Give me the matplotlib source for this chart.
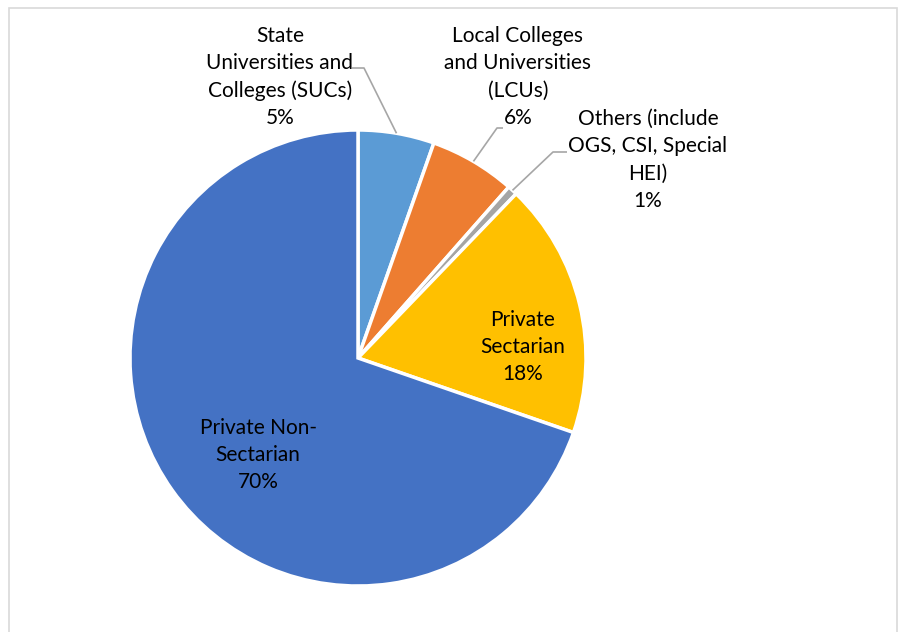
import numpy as np
import matplotlib
matplotlib.use("Agg")
import matplotlib.pyplot as plt
from matplotlib.patches import Rectangle

categories = ["State\nUniversities and\nColleges (SUCs)",
              "Local Colleges\nand Universities\n(LCUs)",
              "Others (include\nOGS, CSI, Special\nHEI)",
              "Private\nSectarian",
              "Private Non-\nSectarian"]
values = [5.4, 6.1, 0.7, 18.1, 69.7]
colors = ["#5B9BD5", "#ED7D31", "#A5A5A5", "#FFC000", "#4472C4"]

W, H = 901, 632
fig = plt.figure(figsize=(W / 100, H / 100), dpi=100)
ax = fig.add_axes([0, 0, 1, 1])

cx, cy, r = 358, H - 358, 228
ax.add_patch(Rectangle((9, -10), 888, H - 8 + 10, fill=False, edgecolor="#D9D9D9", lw=1.2))

wedges, _ = ax.pie(values, colors=colors, startangle=90, counterclock=False,
                   center=(cx, cy), radius=r, frame=True,
                   wedgeprops=dict(edgecolor="white", linewidth=2.5))
ax.set_xlim(0, W)
ax.set_ylim(0, H)
ax.set_aspect("equal")
ax.axis("off")

font = dict(family=["Lato", "DejaVu Sans"], fontsize=15, color="black",
            ha="center", va="center", linespacing=1.45)
labels = [f"{c}\n{round(v):d}%" for c, v in zip(categories, values)]

# outside labels (text center positions, in pixels from top-left)
text_pos = {0: (280, 77), 1: (518, 77), 2: (648, 160)}
# leader line knee positions
knees = {0: [(352, 68), (364, 68)], 1: [(503, 128), (497, 128)], 2: [(567, 152), (553, 152)]}
inside_pos = {3: (523, 347), 4: (258, 455)}

cum = np.cumsum([0] + values)
total = sum(values)
for i in range(len(values)):
    mid = np.deg2rad(90 - 360 * (cum[i] + values[i] / 2) / total)
    if i in text_pos:
        tx, ty = text_pos[i]
        ax.text(tx, H - ty, labels[i], **font)
        ex, ey = cx + r * np.cos(mid), cy + r * np.sin(mid)
        pts = knees[i]
        xs = [p[0] for p in pts] + [ex]
        ys = [H - p[1] for p in pts] + [ey]
        ax.plot(xs, ys, color="#A6A6A6", lw=1.2, solid_capstyle="butt")
    else:
        tx, ty = inside_pos[i]
        ax.text(tx, H - ty, labels[i], **font)

fig.savefig("out.png", dpi=100)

+---+

**WHAT YOU NEED TO DO:**
Skipping the pictures, transcribe each line above exactly as it appears.

**THE RESPONSE:**
Give me the matplotlib source for this chart.
import numpy as np
import matplotlib
matplotlib.use("Agg")
import matplotlib.pyplot as plt
from matplotlib.patches import Rectangle

categories = ["State\nUniversities and\nColleges (SUCs)",
              "Local Colleges\nand Universities\n(LCUs)",
              "Others (include\nOGS, CSI, Special\nHEI)",
              "Private\nSectarian",
              "Private Non-\nSectarian"]
values = [5.4, 6.1, 0.7, 18.1, 69.7]
colors = ["#5B9BD5", "#ED7D31", "#A5A5A5", "#FFC000", "#4472C4"]

W, H = 901, 632
fig = plt.figure(figsize=(W / 100, H / 100), dpi=100)
ax = fig.add_axes([0, 0, 1, 1])

cx, cy, r = 358, H - 358, 228
ax.add_patch(Rectangle((9, -10), 888, H - 8 + 10, fill=False, edgecolor="#D9D9D9", lw=1.2))

wedges, _ = ax.pie(values, colors=colors, startangle=90, counterclock=False,
                   center=(cx, cy), radius=r, frame=True,
                   wedgeprops=dict(edgecolor="white", linewidth=2.5))
ax.set_xlim(0, W)
ax.set_ylim(0, H)
ax.set_aspect("equal")
ax.axis("off")

font = dict(family=["Lato", "DejaVu Sans"], fontsize=15, color="black",
            ha="center", va="center", linespacing=1.45)
labels = [f"{c}\n{round(v):d}%" for c, v in zip(categories, values)]

# outside labels (text center positions, in pixels from top-left)
text_pos = {0: (280, 77), 1: (518, 77), 2: (648, 160)}
# leader line knee positions
knees = {0: [(352, 68), (364, 68)], 1: [(503, 128), (497, 128)], 2: [(567, 152), (553, 152)]}
inside_pos = {3: (523, 347), 4: (258, 455)}

cum = np.cumsum([0] + values)
total = sum(values)
for i in range(len(values)):
    mid = np.deg2rad(90 - 360 * (cum[i] + values[i] / 2) / total)
    if i in text_pos:
        tx, ty = text_pos[i]
        ax.text(tx, H - ty, labels[i], **font)
        ex, ey = cx + r * np.cos(mid), cy + r * np.sin(mid)
        pts = knees[i]
        xs = [p[0] for p in pts] + [ex]
        ys = [H - p[1] for p in pts] + [ey]
        ax.plot(xs, ys, color="#A6A6A6", lw=1.2, solid_capstyle="butt")
    else:
        tx, ty = inside_pos[i]
        ax.text(tx, H - ty, labels[i], **font)

fig.savefig("out.png", dpi=100)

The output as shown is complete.